In order to build the Avro files yourself by requesting, joining, and indexing original upstream API data, you can simply execute bash execute_all.sh
after local setup. These will build these files on S3 but they may be deployed to an SFTP server trivially.
Local environment setup varies depending on how these files are used.
Simply install pyafscgap
normally to have the library automatically use the flat files for queries.
These files may be used by any programming language or environment supporting Avro. For more information, see the official Avro documentation though fastavro is recommended for use in Python.
To perform manual execution, these scripts expect to use AWS S3 prior to deployment to a simple SFTP server. In order to use these scripts, the following envrionment variables need to be set after installing dependencies (optionally within a virtual environment) via pip install -r requirements.txt
:
AWS_ACCESS_KEY
: This is the access key used to upload completed payloads to AWS S3 or to request those data as part of distributed indexing and processing.AWS_ACCESS_SECRET
: This is the secret associated with the access key used to upload completed payloads to AWS S3 or to request those data as part of distributed indexing and processing.BUCKET_NAME
: This is the name of the bucket where completed uploads should be uploaded or requested within S3.
These may be set within .bashrc
files or similar through EXPORT
commands. Finally, these scripts expect Coiled to perform distributed tasks.
Unit tests can be executed by running nose2
within the snapshot
directory.
Files generated in S3 can be trivially deployed to an SFTP server or accessed directly from AWS.
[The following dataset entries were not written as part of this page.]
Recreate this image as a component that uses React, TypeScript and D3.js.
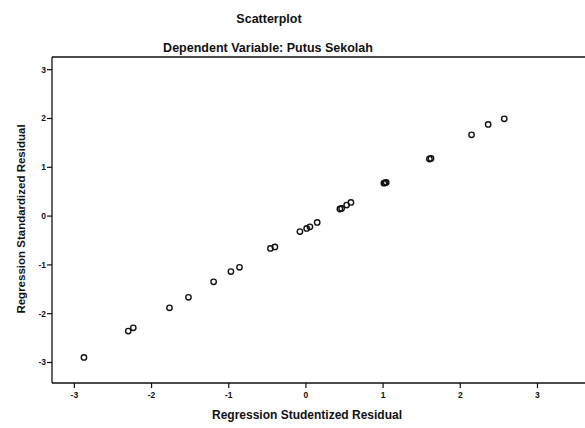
import React from "react";
import * as d3 from "d3";

const studentized = [
  -2.876, -2.302, -2.237, -1.768, -1.522, -1.196, -0.972, -0.861, -0.46, -0.402,
  -0.078, 0.009, 0.052, 0.146, 0.44, 0.462, 0.527, 0.583, 1.01, 1.023, 1.04,
  1.6, 1.62, 2.146, 2.361, 2.569,
];
const standardized = [
  -2.895, -2.357, -2.289, -1.879, -1.664, -1.346, -1.137, -1.049, -0.662, -0.631,
  -0.318, -0.252, -0.219, -0.129, 0.145, 0.158, 0.225, 0.281, 0.675, 0.682, 0.69,
  1.17, 1.18, 1.666, 1.879, 1.994,
];
const xTicks = [-3, -2, -1, 0, 1, 2, 3];
const yTicks = [-3, -2, -1, 0, 1, 2, 3];

const title = "Scatterplot";
const subtitle = "Dependent Variable: Putus Sekolah";
const xTitle = "Regression Studentized Residual";
const yTitle = "Regression Standardized Residual";

export default function App() {
  const W = 585;
  const H = 428;
  const left = 52, right = 600, top = 57, bottom = 383;
  const x = d3.scaleLinear().domain([-3.29, 3.81]).range([left, right]);
  const y = d3.scaleLinear().domain([-3.42, 3.26]).range([bottom, top]);
  const font = "'Liberation Sans', Arial, sans-serif";
  const pts = studentized.map((v, i) => ({ x: v, y: standardized[i] }));
  return (
    <svg
      width={W}
      height={H}
      style={{ position: "absolute", left: 0, top: 0, background: "#fff" }}
      fontFamily={font}
    >
      <rect x={0} y={0} width={W} height={H} fill="#fff" />
      <text x={269} y={23} textAnchor="middle" fontSize={12.5} fontWeight="bold" fill="#111">
        {title}
      </text>
      <text x={268} y={52} textAnchor="middle" fontSize={12.5} fontWeight="bold" fill="#111">
        {subtitle}
      </text>
      <line x1={left} y1={top} x2={W + 10} y2={top} stroke="#111" strokeWidth={1.3} />
      <line x1={left} y1={bottom} x2={W + 10} y2={bottom} stroke="#111" strokeWidth={1.3} />
      <line x1={left} y1={top} x2={left} y2={bottom} stroke="#111" strokeWidth={1.3} />
      {yTicks.map((t) => (
        <g key={"y" + t}>
          <line x1={left - 5} x2={left} y1={y(t)} y2={y(t)} stroke="#111" strokeWidth={1.2} />
          <text
            x={left - 6}
            y={y(t)}
            dy="0.35em"
            textAnchor="end"
            fontSize={8.5}
            fontWeight="bold"
            fill="#111"
          >
            {t}
          </text>
        </g>
      ))}
      {xTicks.map((t) => (
        <g key={"x" + t}>
          <line x1={x(t)} x2={x(t)} y1={bottom} y2={bottom + 5} stroke="#111" strokeWidth={1.2} />
          <text
            x={x(t)}
            y={398}
            textAnchor="middle"
            fontSize={8.5}
            fontWeight="bold"
            fill="#111"
          >
            {t}
          </text>
        </g>
      ))}
      <text x={307} y={419} textAnchor="middle" fontSize={12} fontWeight="bold" fill="#111">
        {xTitle}
      </text>
      <text
        transform={`translate(25, 219) rotate(-90)`}
        textAnchor="middle"
        fontSize={11.5}
        fontWeight="bold"
        fill="#111"
      >
        {yTitle}
      </text>
      {pts.map((p, i) => (
        <circle
          key={i}
          cx={x(p.x)}
          cy={y(p.y)}
          r={2.7}
          fill="none"
          stroke="#111"
          strokeWidth={1.4}
        />
      ))}
    </svg>
  );
}
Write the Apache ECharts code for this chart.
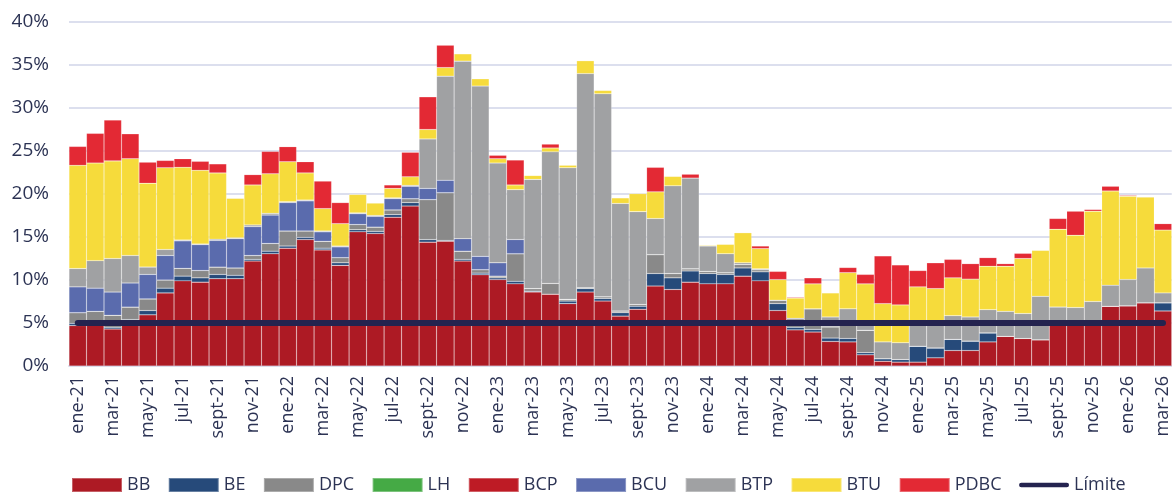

These scripts follow the same development guidelines as the overall pyafscgap
project. Note that style and type checks are enforced though CI / CD systems. See contributors documentation.
The snapshots updater uses the following open source packages:
- bokeh from Bokah Contributors and NumFocus under the BSD License.
- boto3 under the Apache v2 License.
- dask from Anaconda and Contributors under the BSD License.
- fastavro by Miki Tebeka and Contributors under the MIT License.
- requests which is available under the Apache v2 License from Kenneth Reitz and other contributors.
- toolz under a BSD License.
We thank these projects for their contribution. Note that we also use coiled.
Code to generate these flat files is released alongside the rest of the pyafscgap project under the BSD License. See data.pyafscgap.org for further license details regarding prebuilt files.